Gemara Williams

No. 42, 43, 3
- Position: Defensive back

Personal information
- Born: April 30, 1983 (age 42) Oak Park, Michigan, U.S.
- Listed height: 5 ft 8 in (1.73 m)
- Listed weight: 195 lb (88 kg)

Career information
- High school: Brother Rice
- College: Buffalo

Career history
- 2006–2007: New England Patriots
- 2008–2009: Montreal Alouettes
- 2009–2010: Edmonton Eskimos
- Stats at CFL.ca

= Gemara Williams =

American gridiron football player (born 1983)

Gemara La'Juan Williams (born April 30, 1983) is an American former professional football player who saw action in the NFL and CFL. He was signed by the New England Patriots in 2006 and was later placed on season-ending injury reserve. He saw minimal action in 2007 and 2008 on special teams and defense. Williams known as a speedster for his 4.2 speed, played college football at Buffalo.

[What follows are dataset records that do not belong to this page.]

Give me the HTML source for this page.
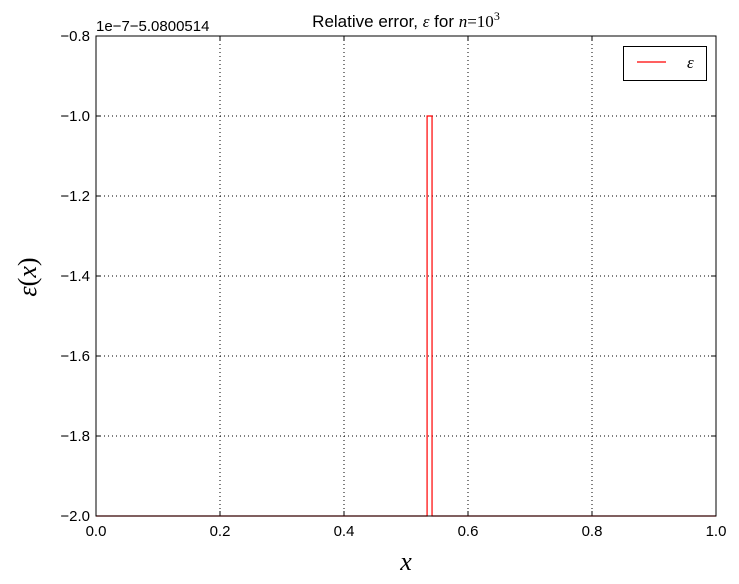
<!DOCTYPE html>
<html><head><meta charset="utf-8"><style>
body{margin:0;background:#fff;}
.s{font-family:"Liberation Sans",sans-serif;}
.r{font-family:"Liberation Serif",serif;}
</style></head><body>
<svg id="c" width="739" height="584" style="position:absolute;left:0;top:0" xmlns="http://www.w3.org/2000/svg"></svg>
<script>
const xTicks=[0,0.2,0.4,0.6,0.8,1.0];
const xTickLabels=["0.0","0.2","0.4","0.6","0.8","1.0"];
const yTicks=[-2.0,-1.8,-1.6,-1.4,-1.2,-1.0,-0.8];
const yTickLabels=["\u22122.0","\u22121.8","\u22121.6","\u22121.4","\u22121.2","\u22121.0","\u22120.8"];
const seriesX=[0,0.534,0.534,0.542,0.542,1];
const seriesY=[-2,-2,-1,-1,-2,-2];
const L=96,R=716,T=36,B=516;
const sx=v=>L+(v-0)/(1-0)*(R-L);
const sy=v=>B-(v-(-2))/((-0.8)-(-2))*(B-T);
const svg=document.getElementById('c');
const NS="http://www.w3.org/2000/svg";
function mk(t,a,p){const e=document.createElementNS(NS,t);for(const k in a)e.setAttribute(k,a[k]);(p||svg).appendChild(e);return e;}
xTicks.forEach((v,i)=>{
 const g=mk('line',{x1:sx(v),x2:sx(v),y1:T,y2:B,stroke:'#000','stroke-dasharray':'1,3','stroke-width':1});
 
 
 mk('line',{x1:sx(v),x2:sx(v),y1:B,y2:B-5,stroke:'#000'});
 mk('line',{x1:sx(v),x2:sx(v),y1:T,y2:T+5,stroke:'#000'});
 const t=mk('text',{x:sx(v),y:B+20,'text-anchor':'middle','font-size':15,'class':'s'});
 t.textContent=xTickLabels[i];
 
 
});
yTicks.forEach((v,i)=>{
 const g=mk('line',{x1:L,x2:R,y1:sy(v),y2:sy(v),stroke:'#000','stroke-dasharray':'1,3','stroke-width':1});
 
 
 mk('line',{x1:L,x2:L+5,y1:sy(v),y2:sy(v),stroke:'#000'});
 mk('line',{x1:R,x2:R-5,y1:sy(v),y2:sy(v),stroke:'#000'});
 const t=mk('text',{x:L-6,y:sy(v)+5,'text-anchor':'end','font-size':15,'class':'s'});
 t.textContent=yTickLabels[i];
 
 
});
const pts=seriesX.map((x,i)=>sx(x)+','+sy(seriesY[i])).join(' ');
const line=mk('polyline',{points:pts,fill:'none',stroke:'#f00','stroke-width':1.2});


const fr=mk('rect',{x:L,y:T,width:R-L,height:B-T,fill:'none',stroke:'#000','stroke-width':1});


</script>
<svg width="739" height="584" style="position:absolute;left:0;top:0" xmlns="http://www.w3.org/2000/svg">
<text class="s" x="96" y="31" font-size="15">1e−7−5.0800514</text>
<text class="s" x="406" y="27" font-size="17" text-anchor="middle">Relative error, <tspan class="r" font-style="italic">ε</tspan> for <tspan class="r" font-style="italic">n</tspan><tspan class="r">=10</tspan><tspan class="r" font-size="12" dy="-7">3</tspan></text>
<text class="r" x="406" y="570" font-size="26" text-anchor="middle" font-style="italic">x</text>
<text class="r" transform="translate(36,277) rotate(-90)" font-size="26" text-anchor="middle"><tspan font-style="italic">ε</tspan>(<tspan font-style="italic">x</tspan>)</text>
<g>
<rect x="623.5" y="46.5" width="83" height="34" fill="#fff" stroke="#000"/>
<line x1="637" y1="62" x2="666" y2="62" stroke="#f00" stroke-width="1.2"/>
<text class="r" x="687" y="68" font-size="17" font-style="italic">ε</text>
</g>
</svg>
</body></html>
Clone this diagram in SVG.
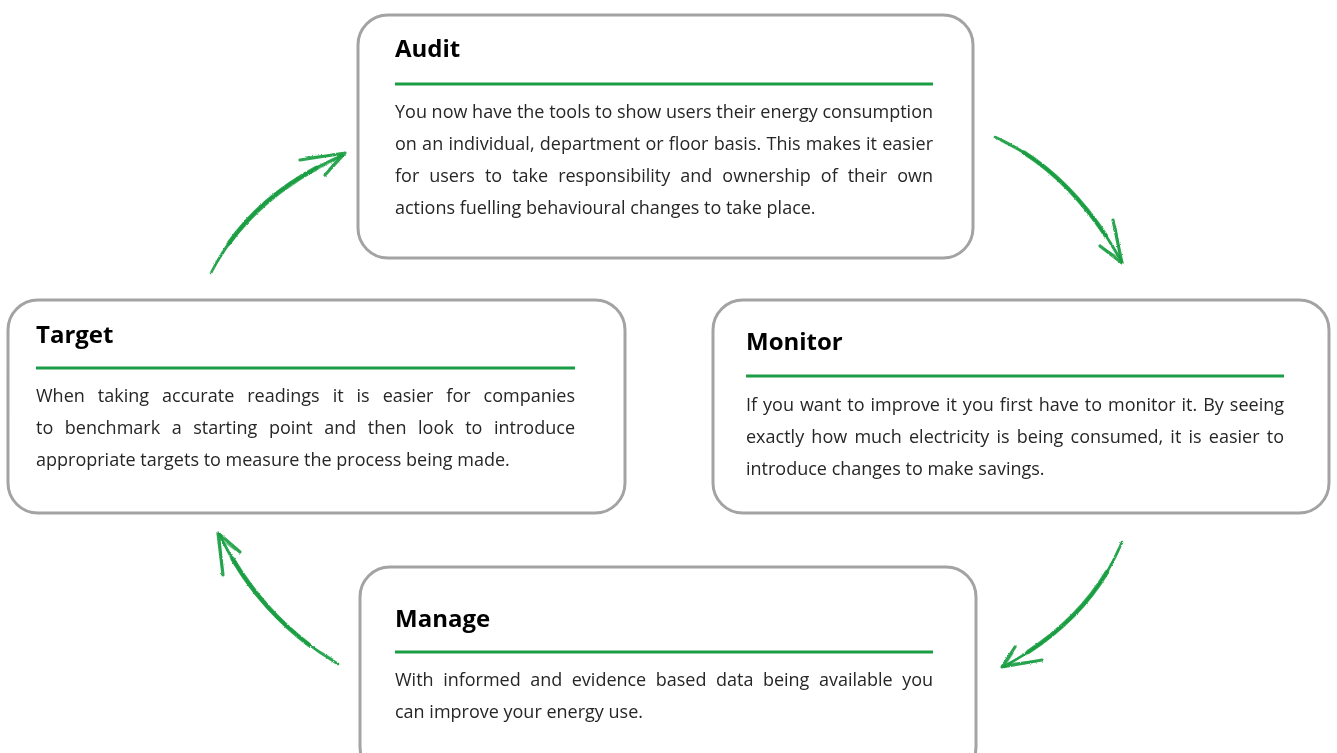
<svg xmlns="http://www.w3.org/2000/svg" width="1337" height="753" viewBox="0 0 1337 753">
<defs>
<filter id="crayon" x="-10%" y="-10%" width="120%" height="120%">
  <feTurbulence type="fractalNoise" baseFrequency="0.9" numOctaves="2" seed="3" result="n"/>
  <feDisplacementMap in="SourceGraphic" in2="n" scale="2.2" xChannelSelector="R" yChannelSelector="G"/>
</filter>
</defs>
<style>
.box{fill:#fff;stroke:#a3a3a3;stroke-width:3}
.rule{stroke:#1a9d45;stroke-width:3}
.title{font-family:"Open Sans","Liberation Sans",sans-serif;font-weight:700;font-size:24px;fill:#000}
.body{font-family:"Open Sans","Liberation Sans",sans-serif;font-size:18px;fill:#262626}
.arr{fill:none;stroke:#149c3f;stroke-linecap:round;stroke-linejoin:round}
.a1{stroke-width:2.6;opacity:.9}
.a2{stroke-width:1.4;opacity:.6}
.am{stroke-width:4.5;opacity:.85}
.ah{stroke-width:3.2;opacity:.9}
</style>
<rect width="1337" height="753" fill="#fff"/>
<g id="connectors" filter="url(#crayon)">
  <g id="arrow-target-audit">
    <path class="arr a1" d="M211,273 Q250,195 343,155"/>
    <path class="arr am" d="M228.8,243.3 Q261.1,197.6 316.3,167.9"/>
    <path class="arr a2" d="M215,266 Q255,198 339,158"/>
    <path class="arr ah" d="M300,160 L345,153 L325,175"/>
    <path class="arr a2" d="M306,157 L341,155 L329,169"/>
  </g>
  <g id="arrow-audit-monitor">
    <path class="arr a1" d="M995,137 Q1070,170 1122,262"/>
    <path class="arr am" d="M1024.1,152.6 Q1069.8,181.7 1105.9,235.7"/>
    <path class="arr a2" d="M1001,141 Q1073,175 1118,257"/>
    <path class="arr ah" d="M1113,220 L1122,263 L1100,246"/>
    <path class="arr a2" d="M1116,227 L1120,258 L1105,249"/>
  </g>
  <g id="arrow-monitor-manage">
    <path class="arr a1" d="M1122,542 Q1090,620 1003,667"/>
    <path class="arr am" d="M1107,572 Q1079,618.6 1027.9,652.2"/>
    <path class="arr a2" d="M1118,549 Q1088,623 1007,664"/>
    <path class="arr ah" d="M1015,647 L1002,667 L1042,660"/>
    <path class="arr a2" d="M1013,653 L1006,664 L1036,661"/>
  </g>
  <g id="arrow-manage-target">
    <path class="arr a1" d="M338,664 Q262,620 219,534"/>
    <path class="arr am" d="M308.9,644.7 Q263.8,610.7 232.6,558.9"/>
    <path class="arr a2" d="M333,659 Q258,618 222,541"/>
    <path class="arr ah" d="M223,575 L218,533 L240,552"/>
    <path class="arr a2" d="M222,567 L220,539 L235,550"/>
  </g>
</g>
<g id="audit">
  <rect class="box" x="358" y="15" width="615" height="243" rx="30"/>
  <text class="title" x="395" y="57">Audit</text>
  <line class="rule" x1="395" y1="84" x2="933" y2="84"/>
  <text class="body" x="395" y="118" textLength="538" lengthAdjust="spacing">You now have the tools to show users their energy consumption</text>
  <text class="body" x="395" y="150" word-spacing="0.5" textLength="538" lengthAdjust="spacing">on an individual, department or floor basis. This makes it easier</text>
  <text class="body" x="395" y="182" word-spacing="5.3" textLength="538" lengthAdjust="spacing">for users to take responsibility and ownership of their own</text>
  <text class="body" x="395" y="214">actions fuelling behavioural changes to take place.</text>
</g>
<g id="target">
  <rect class="box" x="8" y="300" width="617" height="213" rx="30"/>
  <text class="title" x="36" y="343">Target</text>
  <line class="rule" x1="36" y1="368" x2="575" y2="368"/>
  <text class="body" x="36" y="402" word-spacing="8.3" textLength="539" lengthAdjust="spacing">When taking accurate readings it is easier for companies</text>
  <text class="body" x="36" y="434" word-spacing="6.8" textLength="539" lengthAdjust="spacing">to benchmark a starting point and then look to introduce</text>
  <text class="body" x="36" y="466">appropriate targets to measure the process being made.</text>
</g>
<g id="monitor">
  <rect class="box" x="713" y="300" width="616" height="213" rx="30"/>
  <text class="title" x="746" y="350">Monitor</text>
  <line class="rule" x1="746" y1="376" x2="1284" y2="376"/>
  <text class="body" x="746" y="411" word-spacing="1.3" textLength="538" lengthAdjust="spacing">If you want to improve it you first have to monitor it. By seeing</text>
  <text class="body" x="746" y="443" word-spacing="2.5" textLength="538" lengthAdjust="spacing">exactly how much electricity is being consumed, it is easier to</text>
  <text class="body" x="746" y="475">introduce changes to make savings.</text>
</g>
<g id="manage">
  <rect class="box" x="360" y="567" width="616" height="210" rx="30"/>
  <text class="title" x="395" y="627">Manage</text>
  <line class="rule" x1="395" y1="652" x2="933" y2="652"/>
  <text class="body" x="395" y="686" word-spacing="4.9" textLength="538" lengthAdjust="spacing">With informed and evidence based data being available you</text>
  <text class="body" x="395" y="718">can improve your energy use.</text>
</g>
</svg>
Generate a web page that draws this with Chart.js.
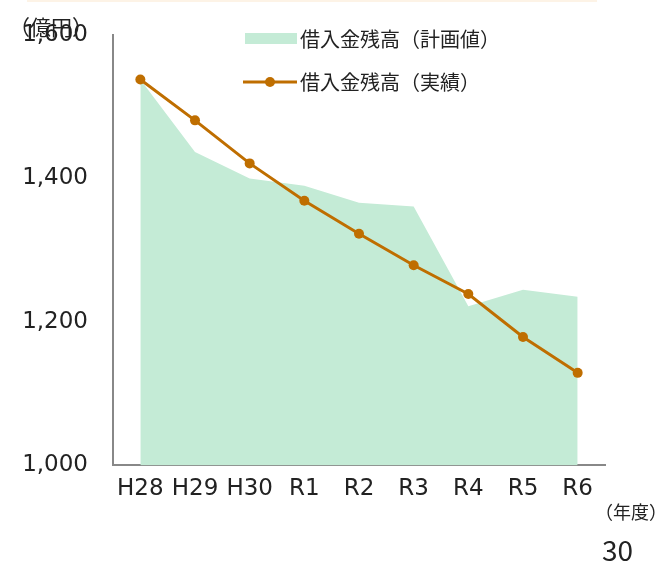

Williams also played for the Montreal Alouettes and Edmonton Eskimos.

==Professional career==
===New England Patriots===
Williams was signed as an undrafted free agent out of the University at Buffalo after the 2006 NFL draft by the Patriots but was released before training camp. Williams re-signed on August 12, 2006, only to be placed on season-ending injured reserve at the start of the 2006 season. In 2007 Williams was part of the Patriots 18–1 season contributing as a kick returner and nickel back.

===Edmonton Eskimos===
After suffering an ACL injury with the Montreal Alouettes, Williams was signed to the Edmonton Eskimos on September 1, 2009, to finish his remaining years with the Eskimos.